▶ WHAT TO WORK ON: Single out the lines of the material that contain "this" and copy them.
--- start RECORD EXCERPTS ---
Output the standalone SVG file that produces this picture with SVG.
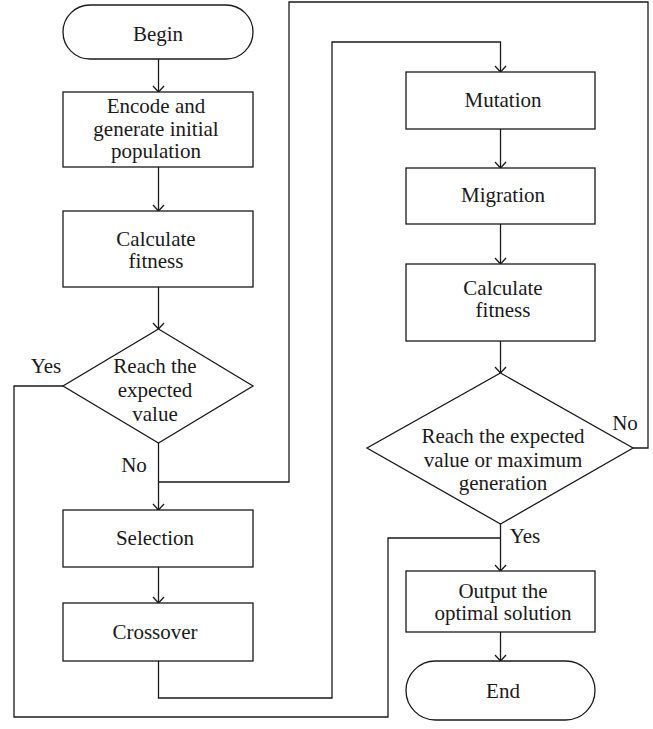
<svg xmlns="http://www.w3.org/2000/svg" width="653" height="729" viewBox="0 0 653 729">
<style>
.n{fill:#fff;stroke:#1a1a1a;stroke-width:1.3}
.c{fill:none;stroke:#1a1a1a;stroke-width:1.3}
text{font-family:"Liberation Serif","Times New Roman",serif;font-size:21px;fill:#1a1a1a;text-anchor:middle}
</style>
<defs>
<marker id="v" markerUnits="userSpaceOnUse" markerWidth="12" markerHeight="8" refX="0" refY="0" orient="auto" overflow="visible">
<path d="M-6,-5.5 L0,0 L-6,5.5" fill="none" stroke="#1a1a1a" stroke-width="1.3"/>
</marker>
</defs>
<g id="connectors">
<path class="c" d="M158.5,59 V92" marker-end="url(#v)"/>
<path class="c" d="M158.5,167 V211" marker-end="url(#v)"/>
<path class="c" d="M158.5,287 V329" marker-end="url(#v)"/>
<path class="c" d="M158.5,443 V510" marker-end="url(#v)"/>
<path class="c" d="M158.5,567 V603" marker-end="url(#v)"/>
<path class="c" d="M63,386 H14 V717 H388 V538 H500.5"/>
<path class="c" d="M158.5,661 V698 H332 V42 H500.5 V72" marker-end="url(#v)"/>
<path class="c" d="M500.5,129 V168" marker-end="url(#v)"/>
<path class="c" d="M500.5,224 V264" marker-end="url(#v)"/>
<path class="c" d="M500.5,341 V373" marker-end="url(#v)"/>
<path class="c" d="M500.5,524 V571" marker-end="url(#v)"/>
<path class="c" d="M500.5,632 V661" marker-end="url(#v)"/>
<path class="c" d="M633,448 H648 V2 H289 V482 H158.5"/>
<text x="46" y="373">Yes</text>
<text x="134" y="472">No</text>
<text x="625" y="430">No</text>
<text x="525" y="543">Yes</text>
</g>
<g id="begin"><rect class="n" x="63" y="5" width="190" height="54" rx="27"/><text x="158" y="41">Begin</text></g>
<g id="encode"><rect class="n" x="63" y="92" width="190" height="75"/><text x="156" y="113">Encode and</text><text x="156" y="136">generate initial</text><text x="156" y="158">population</text></g>
<g id="calc1"><rect class="n" x="63" y="211" width="190" height="76"/><text x="156" y="246">Calculate</text><text x="156" y="268">fitness</text></g>
<g id="decision1"><path class="n" d="M158.5,329 L253,386 L158.5,443 L63,386 Z"/><text x="155" y="373">Reach the</text><text x="155" y="397">expected</text><text x="155" y="421">value</text></g>
<g id="selection"><rect class="n" x="63" y="510" width="190" height="57"/><text x="155" y="545">Selection</text></g>
<g id="crossover"><rect class="n" x="63" y="603" width="190" height="58"/><text x="155" y="639">Crossover</text></g>
<g id="mutation"><rect class="n" x="406" y="72" width="189" height="57"/><text x="503" y="107">Mutation</text></g>
<g id="migration"><rect class="n" x="406" y="168" width="189" height="56"/><text x="503" y="202">Migration</text></g>
<g id="calc2"><rect class="n" x="406" y="264" width="189" height="77"/><text x="503" y="295">Calculate</text><text x="503" y="317">fitness</text></g>
<g id="decision2"><path class="n" d="M500.5,373 L633,448 L500.5,524 L367,448 Z"/><text x="503" y="443">Reach the expected</text><text x="503" y="467">value or maximum</text><text x="503" y="490">generation</text></g>
<g id="output"><rect class="n" x="406" y="571" width="189" height="61"/><text x="503" y="598">Output the</text><text x="503" y="620">optimal solution</text></g>
<g id="end"><rect class="n" x="406" y="661" width="189" height="59" rx="29.5"/><text x="503" y="698">End</text></g>
</svg>
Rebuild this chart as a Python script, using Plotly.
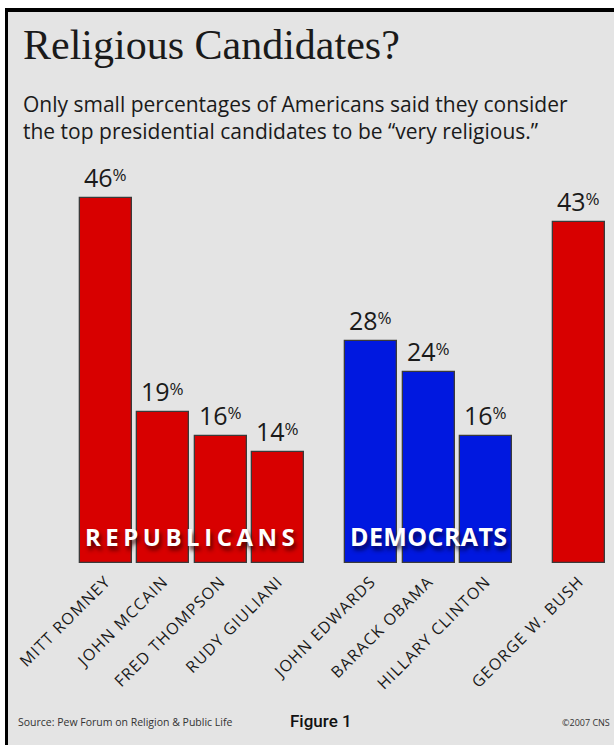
import plotly.graph_objects as go

# ---- data ----
rep_names = ["MITT ROMNEY", "JOHN MCCAIN", "FRED THOMPSON", "RUDY GIULIANI"]
rep_values = [46, 19, 16, 14]
dem_names = ["JOHN EDWARDS", "BARACK OBAMA", "HILLARY CLINTON"]
dem_values = [28, 24, 16]
bush_names = ["GEORGE W. BUSH"]
bush_values = [43]

W, H = 614, 745
RED = "#d80000"
BLUE = "#0018e0"
BG = "#e4e4e4"
INK = "#1a1a1a"

GAP = 0.62  # extra spacing between groups (in bar slots)
groups = [(rep_names, rep_values, RED), (dem_names, dem_values, BLUE), (bush_names, bush_values, RED)]

def fx(px):
    return px / W

def fy(py):
    return 1 - py / H

fig = go.Figure()
offset = 0.0
tickvals, ticktext = [], []
group_x = []
for names, vals, col in groups:
    xs = [offset + i for i in range(len(names))]
    group_x.append(xs)
    fig.add_trace(go.Bar(
        x=xs, y=vals, width=0.905,
        marker=dict(color=col, line=dict(color="#3a3a3a", width=1.3)),
        text=[f"{v}<span style='font-size:17px;baseline-shift:6px'>%</span>" for v in vals],
        textposition="outside", cliponaxis=False, constraintext="none",
        textfont=dict(family="Open Sans", size=25, color=INK),
        showlegend=False, hoverinfo="skip",
    ))
    tickvals += xs
    ticktext += [f"<span style='letter-spacing:1.2px'>{n}</span>" for n in names]
    offset = xs[-1] + 1 + GAP

# axis scale: x=0 at 106px, 57.4 px per slot
x0_px, slot = 106.0, 57.4
xr = [-x0_px / slot, (W - x0_px) / slot]

base_py, top_py = 563, 166
fig.update_layout(
    width=W, height=H,
    margin=dict(l=0, r=0, t=0, b=0),
    paper_bgcolor="white", plot_bgcolor="rgba(0,0,0,0)",
    bargap=0,
    xaxis=dict(range=xr, domain=[0, 1], tickvals=tickvals, ticktext=ticktext,
               tickangle=-45, showgrid=False, zeroline=False, showline=False,
               ticks="", ticklabelstandoff=5,
               tickfont=dict(family="Open Sans", size=16, color=INK)),
    yaxis=dict(range=[0, 50], domain=[fy(base_py), fy(top_py)], visible=False,
               showgrid=False, zeroline=False),
)

# background frame
fig.add_shape(type="rect", xref="paper", yref="paper", x0=fx(5), x1=fx(W + 20),
              y0=-0.2, y1=fy(8), fillcolor="#000000", line_width=0, layer="below")
fig.add_shape(type="rect", xref="paper", yref="paper", x0=fx(8), x1=fx(W + 20),
              y0=-0.2, y1=fy(12), fillcolor=BG, line_width=0, layer="below")

# title and subtitle
fig.add_annotation(xref="paper", yref="paper", x=fx(21), y=fy(70), xanchor="left", yanchor="bottom",
                   text="Religious Candidates?", showarrow=False,
                   font=dict(family="Liberation Serif", size=42, color=INK))
fig.add_annotation(xref="paper", yref="paper", x=fx(21), y=fy(88), xanchor="left", yanchor="top",
                   text="Only small percentages of Americans said they consider<br>the top presidential candidates to be \u201cvery religious.\u201d",
                   showarrow=False, align="left",
                   font=dict(family="Open Sans", size=21, color=INK))

# group labels
rep_center = (group_x[0][0] + group_x[0][-1]) / 2
dem_center = (group_x[1][0] + group_x[1][-1]) / 2
fig.add_annotation(xref="x", yref="paper", x=rep_center, y=fy(536), showarrow=False,
                   xanchor="center", yanchor="middle",
                   text="<span style='letter-spacing:4.5px'>REPUBLICANS</span>",
                   font=dict(family="Open Sans", size=24, color="white", weight="bold",
                             shadow="2px 4px 4px rgba(60,0,0,0.85)"))
fig.add_annotation(xref="x", yref="paper", x=dem_center, y=fy(536), showarrow=False,
                   xanchor="center", yanchor="middle",
                   text="<span style='letter-spacing:0.4px'>DEMOCRATS</span>",
                   font=dict(family="Open Sans", size=25, color="white", weight="bold",
                             shadow="2px 4px 4px rgba(0,0,60,0.85)"))

# footer
fig.add_annotation(xref="paper", yref="paper", x=fx(16), y=fy(722), xanchor="left", yanchor="middle",
                   text="Source: Pew Forum on Religion & Public Life", showarrow=False,
                   font=dict(family="Open Sans", size=10.5, color="#333333"))
fig.add_annotation(xref="paper", yref="paper", x=fx(288), y=fy(721), xanchor="left", yanchor="middle",
                   text="Figure 1", showarrow=False,
                   font=dict(family="Roboto", size=17, color="#111111", weight=500))
fig.add_annotation(xref="paper", yref="paper", x=fx(612), y=fy(722), xanchor="right", yanchor="middle",
                   text="\u00a92007 CNS", showarrow=False,
                   font=dict(family="Open Sans", size=9, color="#333333"))

fig.write_html("out.html")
--- end RECORD EXCERPTS ---
▶ WORKED ANSWER:
Output the standalone SVG file that produces this picture with SVG.
Rebuild this chart as a Python script, using Plotly.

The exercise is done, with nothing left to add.